INFORMATION SUPPLIED |
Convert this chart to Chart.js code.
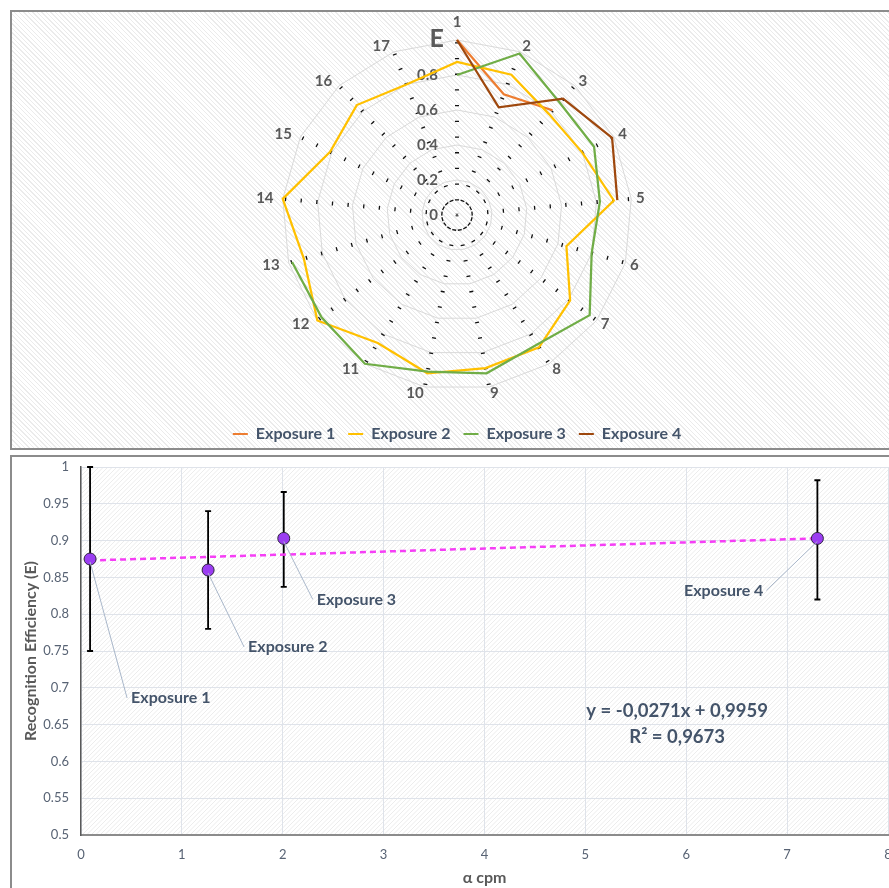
<!DOCTYPE html>
<html>
<head>
<meta charset="utf-8">
<script src="https://cdn.jsdelivr.net/npm/chart.js@4.4.1/dist/chart.umd.min.js"></script>
<style>
  html, body { margin: 0; padding: 0; background: #fff; overflow: hidden; width: 889px; height: 888px; }
  .panel { position: absolute; left: 10px; width: 910px; box-sizing: border-box; border: 2px solid #8c8c8c; overflow: hidden; }
  #top { top: 10px; height: 440px;
    background: repeating-linear-gradient(45deg, #fff 0px, #fff 2.2px, #ebebeb 2.2px, #ebebeb 3.2px); }
  #bot { top: 455px; height: 460px; background: #fff; }
  canvas { position: absolute; left: 0; top: 0; }
</style>
</head>
<body>
<div class="panel" id="top"><canvas id="radar" width="890" height="440"></canvas></div>
<div class="panel" id="bot"><canvas id="scatter" width="890" height="431"></canvas></div>
<script>
// ---- radar data (E per exposure, 17 positions) ----
const categories = ['1','2','3','4','5','6','7','8','9','10','11','12','13','14','15','16','17'];
const exposure1 = [1.00, 0.74, 0.81, null, null, null, null, null, null, null, null, null, null, null, null, null, null];
const exposure2 = [0.875, 0.86, 0.78, 0.80, 0.90, 0.65, 0.81, 0.89, 0.89, 0.92, 0.86, 1.00, 0.91, 1.00, 0.81, 0.85, 0.80];
const exposure3 = [0.80, 0.99, 0.87, 0.875, 0.82, 0.80, 0.95, 0.87, 0.92, 0.91, 1.00, 0.97, 0.98, null, null, null, null];
const exposure4 = [1.00, 0.66, 0.90, 0.99, 0.92, null, null, null, null, null, null, null, null, null, null, null, null];
const seriesNames = ['Exposure 1', 'Exposure 2', 'Exposure 3', 'Exposure 4'];
const radarAxisTitle = 'E';

// ---- scatter data ----
const alphaCpm = [0.09, 1.26, 2.01, 7.30];
const efficiency = [0.875, 0.860, 0.903, 0.903];
const errLow = [0.750, 0.780, 0.837, 0.820];
const errHigh = [1.000, 0.940, 0.966, 0.982];
const trendX = [0.09, 7.30];
const trendY = [0.873, 0.903];
const trendText = ['y = -0,0271x + 0,9959', 'R\u00b2 = 0,9673'];

const colors = ['#ED7D31', '#FFC000', '#70AD47', '#9E480E'];
const labelInk = '#44546A';
const axisInk = '#595959';
const FONT = 'Lato';

Chart.defaults.font.family = FONT;
Chart.defaults.animation = false;

// value labels left of the vertical spoke + axis title "E"
const radarTicks = {
  id: 'radarTicks',
  beforeDatasetsDraw(chart) {
    const s = chart.scales.r;
    const ctx = chart.ctx;
    ctx.save();
    ctx.fillStyle = axisInk;
    ctx.textAlign = 'right';
    ctx.textBaseline = 'middle';
    ctx.font = 'bold 15px ' + FONT;
    s.ticks.forEach(t => {
      if (t.value >= s.max) return;
      ctx.fillText(t.label, s.xCenter - 19, s.yCenter - s.getDistanceFromCenterForValue(t.value));
    });
    ctx.font = 'bold 25px ' + FONT;
    ctx.fillText(radarAxisTitle, s.xCenter - 13, s.yCenter - s.drawingArea - 1);
    ctx.restore();
  }
};

// category labels, placed the way excel does (centred beside the outer ring)
const radarPointLabels = {
  id: 'radarPointLabels',
  afterDraw(chart) {
    const s = chart.scales.r;
    const ctx = chart.ctx;
    ctx.save();
    ctx.font = 'bold 15px ' + FONT;
    ctx.fillStyle = axisInk;
    ctx.textAlign = 'center';
    ctx.textBaseline = 'middle';
    categories.forEach((c, i) => {
      const ang = s.getIndexAngle(i);
      const sin = Math.sin(ang), cos = Math.cos(ang);
      const w = ctx.measureText(c).width;
      const p = s.getPointPosition(i, s.drawingArea);
      const x = p.x + Math.sign(sin) * (w + 0.5) * Math.pow(Math.abs(sin), 0.35);
      const y = Math.abs(sin) < 0.05 ? p.y - cos * 18 : p.y - cos * 6.5;
      ctx.fillText(c, x, y);
    });
    ctx.restore();
  }
};

const radarSets = [exposure1, exposure2, exposure3, exposure4].map((d, i) => ({
  label: seriesNames[i],
  data: d,
  borderColor: colors[i],
  backgroundColor: colors[i],
  borderWidth: 2.25,
  fill: false,
  pointRadius: 0,
  spanGaps: false,
  order: 4 - i
}));

new Chart(document.getElementById('radar'), {
  type: 'radar',
  data: { labels: categories, datasets: radarSets },
  options: {
    responsive: false,
    layout: { padding: { top: 28, bottom: 0 } },
    plugins: {
      tooltip: { enabled: false },
      legend: {
        position: 'bottom',
        // empty title only used as a spacer above the items
        title: { display: true, text: '', font: { size: 10 }, padding: { top: 0, bottom: 11 } },
        labels: {
          boxWidth: 15,
          boxHeight: 2,
          padding: 13,
          color: labelInk,
          font: { size: 16, weight: 'bold' },
          sort: (a, b) => a.datasetIndex - b.datasetIndex,
          generateLabels(chart) {
            return Chart.defaults.plugins.legend.labels.generateLabels(chart).map(it => {
              it.lineWidth = 0;
              it.fillStyle = it.strokeStyle;
              return it;
            });
          }
        }
      }
    },
    scales: {
      r: {
        min: 0,
        max: 1,
        ticks: { stepSize: 0.2, display: false },
        grid: { color: '#d9d9d9', lineWidth: 1 },
        angleLines: { color: '#111', lineWidth: 4, borderDash: [1.3, 14.4], borderDashOffset: 1.2 },
        pointLabels: { display: false }
      }
    }
  },
  plugins: [radarTicks, radarPointLabels]
});

// ---- scatter with error bars ----
const labelOffsets = [[41, 139, 'left'], [40, 77, 'left'], [33, 61, 'left'], [-54, 52, 'right']];

const plotHatch = {
  id: 'plotHatch',
  beforeDraw(chart) {
    const a = chart.chartArea;
    const ctx = chart.ctx;
    ctx.save();
    ctx.beginPath();
    ctx.rect(a.left, a.top, a.right - a.left, a.bottom - a.top);
    ctx.clip();
    ctx.strokeStyle = '#ececec';
    ctx.lineWidth = 1;
    const h = a.bottom - a.top;
    ctx.beginPath();
    for (let k = -h; k < a.right - a.left; k += 4.5) {
      ctx.moveTo(a.left + k, a.bottom);
      ctx.lineTo(a.left + k + h, a.top);
    }
    ctx.stroke();
    ctx.restore();
  }
};

const errorBars = {
  id: 'errorBars',
  beforeDatasetsDraw(chart) {
    const x = chart.scales.x, y = chart.scales.y, ctx = chart.ctx;
    ctx.save();
    ctx.strokeStyle = '#000';
    ctx.lineWidth = 1.8;
    alphaCpm.forEach((v, i) => {
      const px = x.getPixelForValue(v);
      const y1 = y.getPixelForValue(errHigh[i]);
      const y2 = y.getPixelForValue(errLow[i]);
      ctx.beginPath();
      ctx.moveTo(px, y1); ctx.lineTo(px, y2);
      ctx.moveTo(px - 3, y1); ctx.lineTo(px + 3, y1);
      ctx.moveTo(px - 3, y2); ctx.lineTo(px + 3, y2);
      ctx.stroke();
    });
    ctx.restore();
  },
  afterDatasetsDraw(chart) {
    const x = chart.scales.x, y = chart.scales.y, ctx = chart.ctx;
    ctx.save();
    ctx.font = 'bold 16px ' + FONT;
    ctx.fillStyle = labelInk;
    ctx.textBaseline = 'middle';
    alphaCpm.forEach((v, i) => {
      const px = x.getPixelForValue(v);
      const py = y.getPixelForValue(efficiency[i]);
      const [dx, dy, al] = labelOffsets[i];
      const lx = px + dx + (al === 'left' ? -4 : 3);
      ctx.strokeStyle = '#a9b7ca';
      ctx.lineWidth = 1;
      ctx.beginPath();
      ctx.moveTo(px, py + 3);
      ctx.lineTo(lx, py + dy);
      ctx.stroke();
      ctx.textAlign = al;
      ctx.fillText(seriesNames[i], px + dx, py + dy);
    });
    // trendline equation
    ctx.font = 'bold 18.5px ' + FONT;
    ctx.textAlign = 'center';
    const ex = x.getPixelForValue(5.91), ey = y.getPixelForValue(0.6685);
    ctx.fillText(trendText[0], ex, ey);
    ctx.fillText(trendText[1], ex, ey + 26);
    ctx.restore();
  }
};

new Chart(document.getElementById('scatter'), {
  type: 'scatter',
  data: {
    datasets: [
      {
        label: 'E',
        data: alphaCpm.map((v, i) => ({ x: v, y: efficiency[i] })),
        backgroundColor: '#9B3DF2',
        borderColor: '#2f2540',
        borderWidth: 1,
        pointRadius: 6,
        order: 0
      },
      {
        type: 'line',
        label: 'trend',
        data: trendX.map((v, i) => ({ x: v, y: trendY[i] })),
        borderColor: '#F53EF5',
        borderWidth: 2.5,
        borderDash: [6, 4],
        pointRadius: 0,
        fill: false,
        order: 1
      }
    ]
  },
  options: {
    responsive: false,
    layout: { padding: 0 },
    plugins: { legend: { display: false }, tooltip: { enabled: false } },
    scales: {
      x: {
        type: 'linear',
        min: 0, max: 8,
        ticks: { stepSize: 1, color: '#586374', font: { size: 13 }, padding: 12 },
        grid: { color: '#dfe3ea', drawTicks: false },
        border: { color: '#8c8c8c', width: 2 },
        title: { display: true, text: '\u03b1 cpm', color: axisInk, font: { size: 16, weight: 'bold' }, padding: { bottom: 1, top: 0 } },
        afterFit(scale) { scale.height = 53; scale.paddingRight = 14; }
      },
      y: {
        min: 0.5, max: 1,
        ticks: { stepSize: 0.05, color: '#586374', font: { size: 13 }, padding: 12,
          callback: v => String(+v.toFixed(2)) },
        grid: { color: '#dfe3ea', drawTicks: false },
        border: { color: '#595959', width: 1.5 },
        title: { display: true, text: 'Recognition Efficiency (E)', color: axisInk, font: { size: 16, weight: 'bold' }, padding: { top: 9.4, bottom: 0 } },
        afterFit(scale) { scale.width = 69; scale.paddingTop = 10; }
      }
    }
  },
  plugins: [plotHatch, errorBars]
});
</script>
</body>
</html>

WHAT IS ASKED | With the pictures left out, restate word for word every line of the data above, from the first down to the line that contains "const radarAxisTitle = 'E';".

TASK SOLUTION |
Convert this chart to Chart.js code.
<!DOCTYPE html>
<html>
<head>
<meta charset="utf-8">
<script src="https://cdn.jsdelivr.net/npm/chart.js@4.4.1/dist/chart.umd.min.js"></script>
<style>
  html, body { margin: 0; padding: 0; background: #fff; overflow: hidden; width: 889px; height: 888px; }
  .panel { position: absolute; left: 10px; width: 910px; box-sizing: border-box; border: 2px solid #8c8c8c; overflow: hidden; }
  #top { top: 10px; height: 440px;
    background: repeating-linear-gradient(45deg, #fff 0px, #fff 2.2px, #ebebeb 2.2px, #ebebeb 3.2px); }
  #bot { top: 455px; height: 460px; background: #fff; }
  canvas { position: absolute; left: 0; top: 0; }
</style>
</head>
<body>
<div class="panel" id="top"><canvas id="radar" width="890" height="440"></canvas></div>
<div class="panel" id="bot"><canvas id="scatter" width="890" height="431"></canvas></div>
<script>
// ---- radar data (E per exposure, 17 positions) ----
const categories = ['1','2','3','4','5','6','7','8','9','10','11','12','13','14','15','16','17'];
const exposure1 = [1.00, 0.74, 0.81, null, null, null, null, null, null, null, null, null, null, null, null, null, null];
const exposure2 = [0.875, 0.86, 0.78, 0.80, 0.90, 0.65, 0.81, 0.89, 0.89, 0.92, 0.86, 1.00, 0.91, 1.00, 0.81, 0.85, 0.80];
const exposure3 = [0.80, 0.99, 0.87, 0.875, 0.82, 0.80, 0.95, 0.87, 0.92, 0.91, 1.00, 0.97, 0.98, null, null, null, null];
const exposure4 = [1.00, 0.66, 0.90, 0.99, 0.92, null, null, null, null, null, null, null, null, null, null, null, null];
const seriesNames = ['Exposure 1', 'Exposure 2', 'Exposure 3', 'Exposure 4'];
const radarAxisTitle = 'E';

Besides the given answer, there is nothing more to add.